Ever wondered why your insurance premium is lower than expected—even though your coverage seems solid? The answer often lies in the deductible. Insurance deductibles are the amount you pay out of pocket before your insurer steps in to cover a claim. Understanding how they work can save you money, prevent surprises during claims, and help you choose the right policy for your needs.
What Is an Insurance Deductible?
An insurance deductible is a predetermined amount you agree to pay when filing a claim. Once you’ve paid that amount, your insurance company begins covering costs up to your policy limits. For example, if you have a $1,000 deductible and file a claim for $5,000 in damages, you pay the first $1,000, and the insurer pays the remaining $4,000.
Deductibles apply to various types of insurance, including auto, home, health, and renters insurance. They’re a core part of risk-sharing between you and the insurer—higher deductibles usually mean lower premiums, and vice versa.
Types of Deductibles: Know the Difference
Not all deductibles are created equal. The structure and application can vary significantly depending on your policy type.
Fixed-Amount Deductibles
The most common type, fixed-amount deductibles require you to pay a set dollar amount per claim. For instance, a $500 auto deductible means you pay $500 every time you file a claim—regardless of the total damage cost.
Percentage-Based Deductibles
Common in homeowners insurance, especially in areas prone to natural disasters, percentage-based deductibles are calculated as a percentage of your home’s insured value. If your home is insured for $300,000 with a 2% deductible, you’d pay $6,000 out of pocket before coverage kicks in.
Per-Claim vs. Annual Deductibles
- Per-claim deductibles: You pay the deductible each time you file a claim. Common in auto and property insurance.
- Annual deductibles: You pay the deductible once per policy year, regardless of how many claims you make. Often used in health insurance.
How Deductibles Affect Your Premiums
There’s a direct trade-off between your deductible amount and your monthly or annual premium. Choosing a higher deductible typically lowers your premium because you’re taking on more financial risk. Conversely, a lower deductible means higher premiums but less out-of-pocket expense when you file a claim.
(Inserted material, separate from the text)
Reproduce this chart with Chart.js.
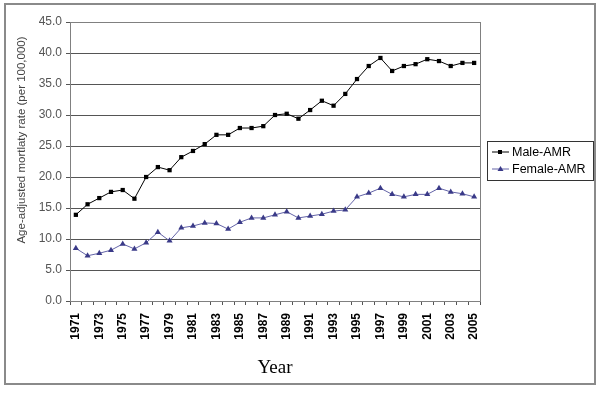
<!DOCTYPE html>
<html>
<head>
<meta charset="utf-8">
<script src="https://cdn.jsdelivr.net/npm/chart.js@4"></script>
<style>
  html, body { margin: 0; padding: 0; background: #fff; }
  #wrap { width: 600px; height: 393px; position: relative; }
</style>
</head>
<body>
<div id="wrap"><canvas id="amrChart" width="600" height="393"></canvas></div>
<script>
// years 1971-2005
const years = [
  '1971','1972','1973','1974','1975','1976','1977','1978','1979','1980',
  '1981','1982','1983','1984','1985','1986','1987','1988','1989','1990',
  '1991','1992','1993','1994','1995','1996','1997','1998','1999','2000',
  '2001','2002','2003','2004','2005'
];
const maleAMR = [
  13.9, 15.6, 16.6, 17.6, 17.9, 16.5, 20.0, 21.6, 21.1, 23.2,
  24.2, 25.3, 26.8, 26.8, 27.9, 27.9, 28.2, 30.0, 30.2, 29.4,
  30.8, 32.3, 31.5, 33.4, 35.8, 37.9, 39.2, 37.1, 37.9, 38.2,
  39.0, 38.7, 37.9, 38.4, 38.4
];
const femaleAMR = [
  8.5, 7.3, 7.7, 8.2, 9.2, 8.4, 9.4, 11.1, 9.7, 11.8,
  12.1, 12.6, 12.5, 11.6, 12.7, 13.4, 13.4, 13.9, 14.4, 13.4,
  13.7, 14.0, 14.5, 14.7, 16.8, 17.4, 18.2, 17.2, 16.8, 17.2,
  17.2, 18.2, 17.6, 17.3, 16.8
];
const yTicks = [0, 5, 10, 15, 20, 25, 30, 35, 40, 45];
const yTitle = 'Age-adjusted mortlaty rate (per 100,000)';

const femaleColor = '#6464a8';

// outer frame, plot border, y title (sits a bit above centre) and boxed legend
const framePlugin = {
    id: 'frame',
    beforeDraw: function(chart) {
        const ctx = chart.ctx;
        ctx.save();
        ctx.fillStyle = '#fff';
        ctx.fillRect(0, 0, chart.width, chart.height);
        ctx.strokeStyle = '#8a8a8a';
        ctx.lineWidth = 2;
        ctx.strokeRect(5, 4, 590, 380);
        ctx.restore();
    },
    afterDraw: function(chart) {
        const ctx = chart.ctx;
        const a = chart.chartArea;
        ctx.save();
        ctx.strokeStyle = '#808080';
        ctx.lineWidth = 1;
        ctx.strokeRect(a.left + 0.5, a.top + 0.5, a.right - a.left, a.bottom - a.top);

        // y axis title
        ctx.save();
        ctx.translate(22, 140);
        ctx.rotate(-Math.PI / 2);
        ctx.font = '11.5px Arial, "Liberation Sans", sans-serif';
        ctx.fillStyle = '#444';
        ctx.textAlign = 'center';
        ctx.textBaseline = 'middle';
        ctx.fillText(yTitle, 0, 0);
        ctx.restore();

        // legend
        const lx = 487, ly = 141, lw = 106, lh = 39;
        ctx.strokeStyle = '#333';
        ctx.strokeRect(lx + 0.5, ly + 0.5, lw, lh);
        ctx.font = '12.5px Arial, "Liberation Sans", sans-serif';
        ctx.textBaseline = 'middle';
        const items = [
            { text: 'Male-AMR', color: '#000', style: 'rect' },
            { text: 'Female-AMR', color: femaleColor, style: 'triangle' }
        ];
        items.forEach(function(it, i) {
            const cy = ly + 11 + i * 17;
            ctx.strokeStyle = it.color;
            ctx.beginPath();
            ctx.moveTo(lx + 5, cy);
            ctx.lineTo(lx + 22, cy);
            ctx.stroke();
            ctx.fillStyle = it.style === 'rect' ? '#000' : '#3a3a88';
            if (it.style === 'rect') {
                ctx.fillRect(lx + 11, cy - 2, 4, 4);
            } else {
                ctx.beginPath();
                ctx.moveTo(lx + 13.5, cy - 3);
                ctx.lineTo(lx + 16.5, cy + 2);
                ctx.lineTo(lx + 10.5, cy + 2);
                ctx.closePath();
                ctx.fill();
            }
            ctx.fillStyle = '#000';
            ctx.fillText(it.text, lx + 25, cy + 1);
        });
        ctx.restore();
    }
};

const ctx = document.getElementById('amrChart').getContext('2d');
new Chart(ctx, {
    type: 'line',
    data: {
        labels: years,
        datasets: [
            {
                label: 'Male-AMR',
                data: maleAMR,
                borderColor: '#000',
                backgroundColor: '#000',
                borderWidth: 1,
                tension: 0,
                pointStyle: 'rect',
                pointRadius: 3,
                pointBorderWidth: 0,
                pointBackgroundColor: '#000'
            },
            {
                label: 'Female-AMR',
                data: femaleAMR,
                borderColor: femaleColor,
                backgroundColor: '#3a3a88',
                borderWidth: 1,
                tension: 0,
                pointStyle: 'triangle',
                pointRadius: 3.5,
                pointBorderWidth: 0,
                pointBackgroundColor: '#3a3a88'
            }
        ]
    },
    options: {
        responsive: false,
        animation: false,
        devicePixelRatio: 1,
        layout: {
            padding: { left: 30, right: 120, top: 22, bottom: 14 }
        },
        plugins: {
            legend: { display: false },
            tooltip: { enabled: false }
        },
        scales: {
            x: {
                offset: true,
                grid: {
                    display: true,
                    offset: true,
                    drawOnChartArea: false,
                    drawTicks: true,
                    tickLength: 4,
                    color: '#555'
                },
                border: { color: '#555' },
                ticks: {
                    autoSkip: false,
                    minRotation: 90,
                    maxRotation: 90,
                    padding: 8,
                    color: '#000',
                    font: { family: 'Arial, "Liberation Sans", sans-serif', size: 12, weight: 'bold' },
                    callback: function(value, index) {
                        return index % 2 === 0 ? years[index] : '';
                    }
                },
                title: {
                    display: true,
                    text: 'Year',
                    color: '#000',
                    padding: { top: 8, bottom: 0 },
                    font: { family: '"Liberation Serif", "Times New Roman", serif', size: 19 }
                },
                afterFit: function(scale) { scale.height = 78; }
            },
            y: {
                min: 0,
                max: 45,
                afterBuildTicks: function(scale) {
                    scale.ticks = yTicks.map(function(v) { return { value: v }; });
                },
                grid: {
                    color: '#555',
                    lineWidth: 1,
                    tickLength: 4
                },
                border: { color: '#555' },
                ticks: {
                    padding: 4,
                    color: '#555',
                    font: { family: 'Arial, "Liberation Sans", sans-serif', size: 12 },
                    callback: function(value) { return value.toFixed(1); }
                },
                afterFit: function(scale) { scale.width = 40; }
            }
        }
    },
    plugins: [framePlugin]
});
</script>
</body>
</html>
For example, switching from a $500 to a $1,500 deductible on your car insurance could reduce your premium by 15–30%. But remember: you’ll need to have those extra funds available if an accident occurs.
When Do You Pay the Deductible?
You pay the deductible only when you file a claim that exceeds the deductible amount. If your claim is less than your deductible—say, $300 in damages with a $500 deductible—you pay the full amount, and the insurer pays nothing.
In some cases, like windshield repairs under comprehensive auto coverage, insurers may waive the deductible entirely. Always check your policy details to understand these exceptions.
Deductibles and Claim Frequency
High deductibles can discourage frequent small claims. If your deductible is $1,000, you’re less likely to file a claim for minor fender benders or small home repairs. This benefits both you and the insurer by reducing administrative costs and keeping premiums stable.
However, never avoid filing a legitimate claim just to “save” your deductible. Delaying necessary repairs—especially after storms or accidents—can lead to bigger problems down the line.
Key Takeaways: Make Smarter Insurance Decisions
- Your insurance deductible is what you pay before coverage begins.
- Higher deductibles = lower premiums, but more out-of-pocket risk.
- Deductibles vary by policy type: fixed, percentage-based, per-claim, or annual.
- Only pay the deductible if your claim exceeds that amount.
- Choose a deductible you can comfortably afford in an emergency.
FAQ: Common Questions About Insurance Deductibles
Can I change my deductible after purchasing a policy?
Yes, most insurers allow you to adjust your deductible when renewing your policy. However, changes may affect your premium and could require underwriting approval.
Do all insurance policies have deductibles?
Not necessarily. Some policies, like basic liability-only auto insurance, don’t include deductibles because they only cover damage to others, not your own vehicle. However, comprehensive and collision coverage almost always include deductibles.
What happens if I can’t afford to pay my deductible?
If you’re unable to pay your deductible, you may need to cover repairs yourself or explore financing options. Some repair shops offer payment plans, and in rare cases, insurers may advance funds—but this isn’t guaranteed. Always plan ahead and choose a deductible within your financial reach.
Understanding how insurance deductibles work empowers you to make informed choices. They’re not just a line in your policy—they’re a key factor in balancing cost, risk, and peace of mind. Take time to review your current deductibles and assess whether they align with your budget and lifestyle. A little knowledge now can prevent big financial headaches later.